- **To be done**
Starting at the line with "Write a Python" and stopping at the line with "import numpy as np", repeat each line exactly. Include both and omit the rest.

- **Material for this exercise**
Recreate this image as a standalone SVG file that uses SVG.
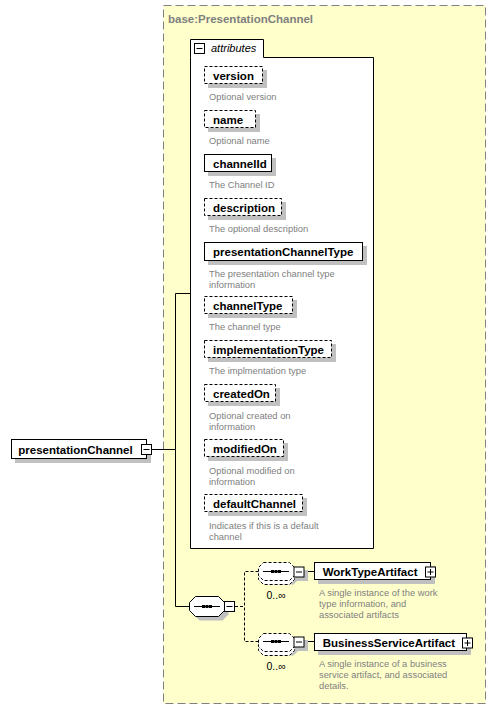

* * *

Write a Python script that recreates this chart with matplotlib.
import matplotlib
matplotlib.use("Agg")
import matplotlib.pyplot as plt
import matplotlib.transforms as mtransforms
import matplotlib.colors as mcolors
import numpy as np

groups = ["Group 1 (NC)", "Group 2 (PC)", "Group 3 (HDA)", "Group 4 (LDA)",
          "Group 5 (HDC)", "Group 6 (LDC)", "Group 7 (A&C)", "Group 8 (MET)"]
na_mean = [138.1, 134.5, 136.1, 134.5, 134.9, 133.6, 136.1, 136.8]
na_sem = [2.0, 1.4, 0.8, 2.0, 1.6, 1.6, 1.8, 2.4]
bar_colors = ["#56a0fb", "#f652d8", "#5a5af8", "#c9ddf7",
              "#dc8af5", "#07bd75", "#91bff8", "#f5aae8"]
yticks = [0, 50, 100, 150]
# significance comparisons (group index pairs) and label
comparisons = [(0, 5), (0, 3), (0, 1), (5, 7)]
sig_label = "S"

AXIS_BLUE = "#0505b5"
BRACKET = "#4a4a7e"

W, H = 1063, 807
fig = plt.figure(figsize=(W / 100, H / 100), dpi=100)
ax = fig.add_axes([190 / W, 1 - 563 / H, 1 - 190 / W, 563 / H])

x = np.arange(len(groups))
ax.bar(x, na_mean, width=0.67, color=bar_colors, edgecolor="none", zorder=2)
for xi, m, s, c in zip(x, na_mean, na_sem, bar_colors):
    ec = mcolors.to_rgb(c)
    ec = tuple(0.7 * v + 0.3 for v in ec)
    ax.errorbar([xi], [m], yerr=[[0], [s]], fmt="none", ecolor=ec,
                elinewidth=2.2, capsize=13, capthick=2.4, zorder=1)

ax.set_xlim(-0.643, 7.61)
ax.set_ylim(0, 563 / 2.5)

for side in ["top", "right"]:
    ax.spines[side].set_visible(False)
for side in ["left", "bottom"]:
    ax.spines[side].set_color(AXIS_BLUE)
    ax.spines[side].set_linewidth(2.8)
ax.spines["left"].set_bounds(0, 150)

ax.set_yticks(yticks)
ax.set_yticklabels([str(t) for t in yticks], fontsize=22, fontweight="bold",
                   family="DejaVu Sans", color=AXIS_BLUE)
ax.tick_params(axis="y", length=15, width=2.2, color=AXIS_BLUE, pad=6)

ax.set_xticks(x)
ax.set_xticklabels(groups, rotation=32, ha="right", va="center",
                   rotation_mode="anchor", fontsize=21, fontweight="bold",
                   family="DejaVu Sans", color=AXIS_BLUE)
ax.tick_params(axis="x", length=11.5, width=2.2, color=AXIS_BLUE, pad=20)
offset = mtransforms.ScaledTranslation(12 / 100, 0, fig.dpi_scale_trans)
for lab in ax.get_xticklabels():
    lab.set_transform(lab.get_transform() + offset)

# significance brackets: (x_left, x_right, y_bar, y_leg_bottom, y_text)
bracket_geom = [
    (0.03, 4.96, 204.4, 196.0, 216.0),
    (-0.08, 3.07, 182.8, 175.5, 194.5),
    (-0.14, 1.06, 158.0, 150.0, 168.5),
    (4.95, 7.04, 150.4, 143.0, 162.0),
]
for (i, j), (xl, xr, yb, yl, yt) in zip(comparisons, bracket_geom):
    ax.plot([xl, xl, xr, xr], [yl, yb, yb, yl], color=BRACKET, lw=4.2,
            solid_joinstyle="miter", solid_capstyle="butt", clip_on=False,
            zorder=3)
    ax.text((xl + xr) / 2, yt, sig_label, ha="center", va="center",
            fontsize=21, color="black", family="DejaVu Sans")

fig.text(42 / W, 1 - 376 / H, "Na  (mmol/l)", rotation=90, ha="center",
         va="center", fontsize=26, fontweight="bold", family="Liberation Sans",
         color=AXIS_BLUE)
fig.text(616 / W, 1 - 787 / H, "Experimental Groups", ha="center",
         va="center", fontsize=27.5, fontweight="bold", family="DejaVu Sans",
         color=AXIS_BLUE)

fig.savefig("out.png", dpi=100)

- **Finished answer**
Write a Python script that recreates this chart with matplotlib.
import matplotlib
matplotlib.use("Agg")
import matplotlib.pyplot as plt
import matplotlib.transforms as mtransforms
import matplotlib.colors as mcolors
import numpy as np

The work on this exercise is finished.